Sokoto’s N3.8bn Power Plant stalls for 8 years


Eight years after the Sokoto State government awarded contract for the construction of a 38 megawatts gas turbine power station, the project is yet to take off.

In 2008, the Aliyu Magatakarda Wamakko administration signed a contract with a United States-based energy company, Vulcan Capital Energy, to build the power plant at the cost of N3.8 billion.

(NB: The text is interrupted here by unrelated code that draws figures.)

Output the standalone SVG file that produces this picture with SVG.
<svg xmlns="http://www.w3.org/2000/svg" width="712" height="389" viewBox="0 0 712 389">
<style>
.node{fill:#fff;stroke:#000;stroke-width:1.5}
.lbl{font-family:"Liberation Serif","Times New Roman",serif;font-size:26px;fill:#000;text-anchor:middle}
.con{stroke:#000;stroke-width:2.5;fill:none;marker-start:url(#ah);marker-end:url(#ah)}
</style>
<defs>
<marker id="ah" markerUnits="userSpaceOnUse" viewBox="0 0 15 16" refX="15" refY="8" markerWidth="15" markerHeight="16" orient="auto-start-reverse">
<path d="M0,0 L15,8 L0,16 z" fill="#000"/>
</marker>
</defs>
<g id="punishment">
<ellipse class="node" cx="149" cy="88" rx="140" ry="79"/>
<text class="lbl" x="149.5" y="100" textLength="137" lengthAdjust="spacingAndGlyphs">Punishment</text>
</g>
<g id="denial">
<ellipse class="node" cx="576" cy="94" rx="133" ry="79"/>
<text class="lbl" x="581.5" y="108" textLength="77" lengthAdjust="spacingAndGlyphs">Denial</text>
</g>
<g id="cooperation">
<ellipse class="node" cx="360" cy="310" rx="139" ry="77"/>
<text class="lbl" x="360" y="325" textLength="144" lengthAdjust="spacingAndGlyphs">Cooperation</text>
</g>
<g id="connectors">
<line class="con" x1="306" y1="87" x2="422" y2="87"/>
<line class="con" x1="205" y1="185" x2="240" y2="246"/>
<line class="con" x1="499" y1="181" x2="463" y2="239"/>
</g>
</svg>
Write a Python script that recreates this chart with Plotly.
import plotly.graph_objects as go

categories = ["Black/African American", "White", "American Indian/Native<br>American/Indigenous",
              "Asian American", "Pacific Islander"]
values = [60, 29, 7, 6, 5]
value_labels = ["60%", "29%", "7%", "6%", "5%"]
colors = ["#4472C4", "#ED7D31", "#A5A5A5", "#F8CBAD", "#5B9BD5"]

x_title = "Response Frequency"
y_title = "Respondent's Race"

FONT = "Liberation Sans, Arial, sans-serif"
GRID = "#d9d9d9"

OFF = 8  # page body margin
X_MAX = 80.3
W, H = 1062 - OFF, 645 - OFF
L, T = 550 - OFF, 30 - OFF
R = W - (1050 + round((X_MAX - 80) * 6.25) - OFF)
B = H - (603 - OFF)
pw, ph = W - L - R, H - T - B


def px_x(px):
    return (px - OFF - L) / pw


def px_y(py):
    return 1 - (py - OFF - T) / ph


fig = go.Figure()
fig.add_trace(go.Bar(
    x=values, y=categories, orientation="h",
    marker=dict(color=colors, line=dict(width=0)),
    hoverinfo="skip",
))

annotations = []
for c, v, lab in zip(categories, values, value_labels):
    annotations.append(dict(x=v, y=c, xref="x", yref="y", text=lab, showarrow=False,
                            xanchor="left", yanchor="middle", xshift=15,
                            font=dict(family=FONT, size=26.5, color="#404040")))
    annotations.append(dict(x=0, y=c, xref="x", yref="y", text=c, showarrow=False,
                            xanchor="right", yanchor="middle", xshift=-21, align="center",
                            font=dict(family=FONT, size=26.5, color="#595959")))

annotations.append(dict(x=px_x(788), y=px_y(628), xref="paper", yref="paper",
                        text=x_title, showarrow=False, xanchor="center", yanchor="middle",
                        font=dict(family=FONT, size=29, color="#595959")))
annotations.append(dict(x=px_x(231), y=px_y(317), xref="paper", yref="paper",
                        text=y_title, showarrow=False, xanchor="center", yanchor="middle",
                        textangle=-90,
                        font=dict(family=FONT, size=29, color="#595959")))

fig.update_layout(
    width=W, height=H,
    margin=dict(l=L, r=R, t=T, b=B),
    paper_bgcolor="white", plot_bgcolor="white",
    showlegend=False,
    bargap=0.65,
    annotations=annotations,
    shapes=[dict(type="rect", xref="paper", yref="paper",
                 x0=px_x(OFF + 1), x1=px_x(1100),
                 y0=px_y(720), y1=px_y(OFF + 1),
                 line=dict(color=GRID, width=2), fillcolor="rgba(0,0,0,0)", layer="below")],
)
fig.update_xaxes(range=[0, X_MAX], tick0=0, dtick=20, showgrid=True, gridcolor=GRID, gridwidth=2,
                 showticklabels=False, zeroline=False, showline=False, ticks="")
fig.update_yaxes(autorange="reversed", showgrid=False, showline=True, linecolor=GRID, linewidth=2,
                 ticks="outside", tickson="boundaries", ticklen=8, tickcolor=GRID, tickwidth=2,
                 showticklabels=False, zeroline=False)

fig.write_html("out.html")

The contract, expected to be completed within six months in the first quarter of 2009, was to be executed through the company’s subsidiary, Vulcan Elvaton Limited, an Abuja based firm.
But there is yet no clue as to when the project will become operational.
The deadline was first shifted to September 2009, later to December 2010 and to July 2011. It was then extended to September 2013 and later August 2014. It kept changing due to what state officials described as “unforeseen circumstances.”
Our source findings revealed that the source of fuel for powering the plant is the major reason behind its continuous delay.
“The project was conceived without a proper feasibility study. It was more of a political decision rather than technical. That is why the issue of fuelling the plant was not properly addressed,” a source said.
 Another source said: “They weighed the use of diesel to power the plant’s generators which will consume dozens of trucks of diesel per day. The cost, logistics, safety and even availability of diesel dissuaded the officials from that option.”
Nigerian Insight gathered that the state government is considering fuelling the plant with  compressed Liquefied Natural Gas (LNG).
“The state is contemplating engaging a firm that will build an LNG plant near the power plant to fuel it,” the source said.
Even at that, the issue of cost remains. The source said it was clear that the state government dabbled into the project “without a diligent feasibility study as important as the plant’s source of fuelling.”
In 2013, the issue of fuelling with the then Secretary to the State Government, Sahabi Isa Gada. He said the machine was convertible, and therefore could be run with the cheapest available oil.
“At the end of the installation, we will decide, it could be diesel, it could be black oil, it could be liquefied natural gas. Gas is cheaper but getting it here will be a bit difficult. We are looking at many possibilities, but when we come to the installation, it will be decided. We are already talking to some companies that will provide either black oil or gas. Diesel will be too expensive,” he said.
But the Director-General of the state’s NIPP project, Bande Yabo, told Nigerian Insight correspondent that the change of government last year was responsible for the delay in  the project’s take-off. He said the plant’s transformer was installed in March last year and they were consulting with the Nigerian Electricity Regulatory Commission (NERC) and the Kaduna Electricity Distribution Company (KEDCO) before commissioning the project.
When our reporter visited the project site at Arkilla area of Sokoto, it was observed that the plant’s turbine, transformer, generator and tanks have been installed.